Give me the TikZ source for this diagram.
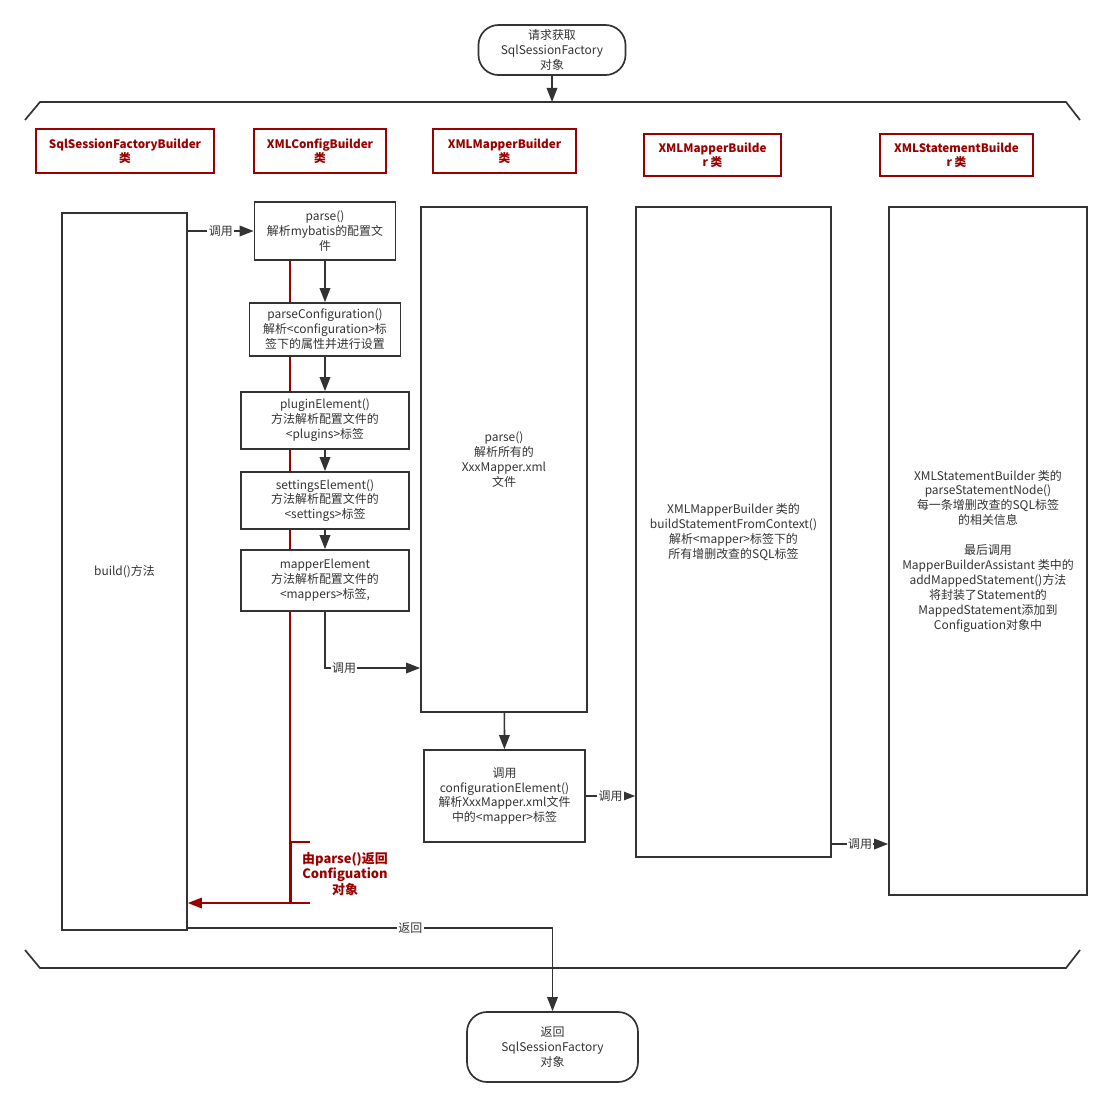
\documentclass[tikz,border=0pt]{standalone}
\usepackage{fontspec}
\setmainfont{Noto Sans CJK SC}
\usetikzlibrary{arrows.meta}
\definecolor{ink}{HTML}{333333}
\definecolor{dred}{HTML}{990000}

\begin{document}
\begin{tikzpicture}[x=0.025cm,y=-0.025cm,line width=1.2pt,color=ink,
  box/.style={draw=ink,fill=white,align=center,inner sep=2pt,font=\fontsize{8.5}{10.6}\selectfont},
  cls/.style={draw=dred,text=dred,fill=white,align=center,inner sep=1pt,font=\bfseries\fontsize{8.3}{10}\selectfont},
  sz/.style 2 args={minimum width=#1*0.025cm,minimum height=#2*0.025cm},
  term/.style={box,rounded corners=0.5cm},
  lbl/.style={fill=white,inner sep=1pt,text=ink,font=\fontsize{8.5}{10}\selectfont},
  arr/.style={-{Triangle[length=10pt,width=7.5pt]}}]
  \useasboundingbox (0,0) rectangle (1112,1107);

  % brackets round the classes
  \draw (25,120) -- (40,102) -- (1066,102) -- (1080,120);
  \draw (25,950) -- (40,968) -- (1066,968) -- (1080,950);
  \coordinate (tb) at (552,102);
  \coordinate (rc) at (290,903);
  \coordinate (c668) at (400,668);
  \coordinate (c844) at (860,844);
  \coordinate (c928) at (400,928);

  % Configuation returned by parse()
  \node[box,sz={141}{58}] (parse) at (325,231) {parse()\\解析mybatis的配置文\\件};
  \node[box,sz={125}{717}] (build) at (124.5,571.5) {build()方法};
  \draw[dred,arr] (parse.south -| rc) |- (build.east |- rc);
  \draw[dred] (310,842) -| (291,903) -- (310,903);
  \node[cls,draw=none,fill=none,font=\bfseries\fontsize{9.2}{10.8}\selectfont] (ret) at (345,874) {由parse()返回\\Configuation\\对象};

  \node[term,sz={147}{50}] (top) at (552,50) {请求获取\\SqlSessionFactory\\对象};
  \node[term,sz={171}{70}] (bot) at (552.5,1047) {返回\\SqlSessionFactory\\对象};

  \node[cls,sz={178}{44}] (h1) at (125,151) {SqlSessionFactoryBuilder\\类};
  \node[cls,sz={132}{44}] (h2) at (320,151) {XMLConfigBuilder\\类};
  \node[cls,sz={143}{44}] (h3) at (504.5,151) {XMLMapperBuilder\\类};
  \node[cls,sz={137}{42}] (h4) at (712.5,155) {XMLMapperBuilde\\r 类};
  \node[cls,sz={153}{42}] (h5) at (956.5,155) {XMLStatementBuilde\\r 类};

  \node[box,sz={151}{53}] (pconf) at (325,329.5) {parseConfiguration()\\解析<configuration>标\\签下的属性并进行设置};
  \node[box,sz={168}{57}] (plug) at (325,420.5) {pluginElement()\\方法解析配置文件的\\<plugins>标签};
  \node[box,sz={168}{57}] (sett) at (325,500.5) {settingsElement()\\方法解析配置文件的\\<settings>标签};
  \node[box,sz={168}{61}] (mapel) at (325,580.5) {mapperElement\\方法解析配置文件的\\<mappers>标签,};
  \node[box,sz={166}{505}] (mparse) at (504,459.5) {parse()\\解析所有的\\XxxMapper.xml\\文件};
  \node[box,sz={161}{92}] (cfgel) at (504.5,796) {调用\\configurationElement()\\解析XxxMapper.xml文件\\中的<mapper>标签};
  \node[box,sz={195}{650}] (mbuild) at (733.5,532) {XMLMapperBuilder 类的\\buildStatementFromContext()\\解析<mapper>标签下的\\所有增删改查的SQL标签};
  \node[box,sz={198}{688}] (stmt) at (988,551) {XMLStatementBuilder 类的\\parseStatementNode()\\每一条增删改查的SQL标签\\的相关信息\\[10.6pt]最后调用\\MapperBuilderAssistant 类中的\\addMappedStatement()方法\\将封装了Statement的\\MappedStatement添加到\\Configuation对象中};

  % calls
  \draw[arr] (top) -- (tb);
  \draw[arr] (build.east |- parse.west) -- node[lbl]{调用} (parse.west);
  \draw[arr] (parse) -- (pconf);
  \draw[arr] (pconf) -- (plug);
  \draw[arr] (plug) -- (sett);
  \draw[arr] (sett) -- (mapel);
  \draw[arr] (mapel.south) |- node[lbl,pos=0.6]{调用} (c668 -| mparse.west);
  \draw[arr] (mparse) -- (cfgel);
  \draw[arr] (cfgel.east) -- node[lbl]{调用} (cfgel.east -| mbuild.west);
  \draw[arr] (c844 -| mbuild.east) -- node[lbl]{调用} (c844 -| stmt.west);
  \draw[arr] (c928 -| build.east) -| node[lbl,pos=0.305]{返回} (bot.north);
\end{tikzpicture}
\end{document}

====

**Task objective:**
Keep the pictures out of the copy and write out the data exactly as it stands.

**Output of the task:**
Give me the TikZ source for this diagram.
\documentclass[tikz,border=0pt]{standalone}
\usepackage{fontspec}
\setmainfont{Noto Sans CJK SC}
\usetikzlibrary{arrows.meta}
\definecolor{ink}{HTML}{333333}
\definecolor{dred}{HTML}{990000}

\begin{document}
\begin{tikzpicture}[x=0.025cm,y=-0.025cm,line width=1.2pt,color=ink,
  box/.style={draw=ink,fill=white,align=center,inner sep=2pt,font=\fontsize{8.5}{10.6}\selectfont},
  cls/.style={draw=dred,text=dred,fill=white,align=center,inner sep=1pt,font=\bfseries\fontsize{8.3}{10}\selectfont},
  sz/.style 2 args={minimum width=#1*0.025cm,minimum height=#2*0.025cm},
  term/.style={box,rounded corners=0.5cm},
  lbl/.style={fill=white,inner sep=1pt,text=ink,font=\fontsize{8.5}{10}\selectfont},
  arr/.style={-{Triangle[length=10pt,width=7.5pt]}}]
  \useasboundingbox (0,0) rectangle (1112,1107);

  % brackets round the classes
  \draw (25,120) -- (40,102) -- (1066,102) -- (1080,120);
  \draw (25,950) -- (40,968) -- (1066,968) -- (1080,950);
  \coordinate (tb) at (552,102);
  \coordinate (rc) at (290,903);
  \coordinate (c668) at (400,668);
  \coordinate (c844) at (860,844);
  \coordinate (c928) at (400,928);

  % Configuation returned by parse()
  \node[box,sz={141}{58}] (parse) at (325,231) {parse()\\解析mybatis的配置文\\件};
  \node[box,sz={125}{717}] (build) at (124.5,571.5) {build()方法};
  \draw[dred,arr] (parse.south -| rc) |- (build.east |- rc);
  \draw[dred] (310,842) -| (291,903) -- (310,903);
  \node[cls,draw=none,fill=none,font=\bfseries\fontsize{9.2}{10.8}\selectfont] (ret) at (345,874) {由parse()返回\\Configuation\\对象};

  \node[term,sz={147}{50}] (top) at (552,50) {请求获取\\SqlSessionFactory\\对象};
  \node[term,sz={171}{70}] (bot) at (552.5,1047) {返回\\SqlSessionFactory\\对象};

  \node[cls,sz={178}{44}] (h1) at (125,151) {SqlSessionFactoryBuilder\\类};
  \node[cls,sz={132}{44}] (h2) at (320,151) {XMLConfigBuilder\\类};
  \node[cls,sz={143}{44}] (h3) at (504.5,151) {XMLMapperBuilder\\类};
  \node[cls,sz={137}{42}] (h4) at (712.5,155) {XMLMapperBuilde\\r 类};
  \node[cls,sz={153}{42}] (h5) at (956.5,155) {XMLStatementBuilde\\r 类};

  \node[box,sz={151}{53}] (pconf) at (325,329.5) {parseConfiguration()\\解析<configuration>标\\签下的属性并进行设置};
  \node[box,sz={168}{57}] (plug) at (325,420.5) {pluginElement()\\方法解析配置文件的\\<plugins>标签};
  \node[box,sz={168}{57}] (sett) at (325,500.5) {settingsElement()\\方法解析配置文件的\\<settings>标签};
  \node[box,sz={168}{61}] (mapel) at (325,580.5) {mapperElement\\方法解析配置文件的\\<mappers>标签,};
  \node[box,sz={166}{505}] (mparse) at (504,459.5) {parse()\\解析所有的\\XxxMapper.xml\\文件};
  \node[box,sz={161}{92}] (cfgel) at (504.5,796) {调用\\configurationElement()\\解析XxxMapper.xml文件\\中的<mapper>标签};
  \node[box,sz={195}{650}] (mbuild) at (733.5,532) {XMLMapperBuilder 类的\\buildStatementFromContext()\\解析<mapper>标签下的\\所有增删改查的SQL标签};
  \node[box,sz={198}{688}] (stmt) at (988,551) {XMLStatementBuilder 类的\\parseStatementNode()\\每一条增删改查的SQL标签\\的相关信息\\[10.6pt]最后调用\\MapperBuilderAssistant 类中的\\addMappedStatement()方法\\将封装了Statement的\\MappedStatement添加到\\Configuation对象中};

  % calls
  \draw[arr] (top) -- (tb);
  \draw[arr] (build.east |- parse.west) -- node[lbl]{调用} (parse.west);
  \draw[arr] (parse) -- (pconf);
  \draw[arr] (pconf) -- (plug);
  \draw[arr] (plug) -- (sett);
  \draw[arr] (sett) -- (mapel);
  \draw[arr] (mapel.south) |- node[lbl,pos=0.6]{调用} (c668 -| mparse.west);
  \draw[arr] (mparse) -- (cfgel);
  \draw[arr] (cfgel.east) -- node[lbl]{调用} (cfgel.east -| mbuild.west);
  \draw[arr] (c844 -| mbuild.east) -- node[lbl]{调用} (c844 -| stmt.west);
  \draw[arr] (c928 -| build.east) -| node[lbl,pos=0.305]{返回} (bot.north);
\end{tikzpicture}
\end{document}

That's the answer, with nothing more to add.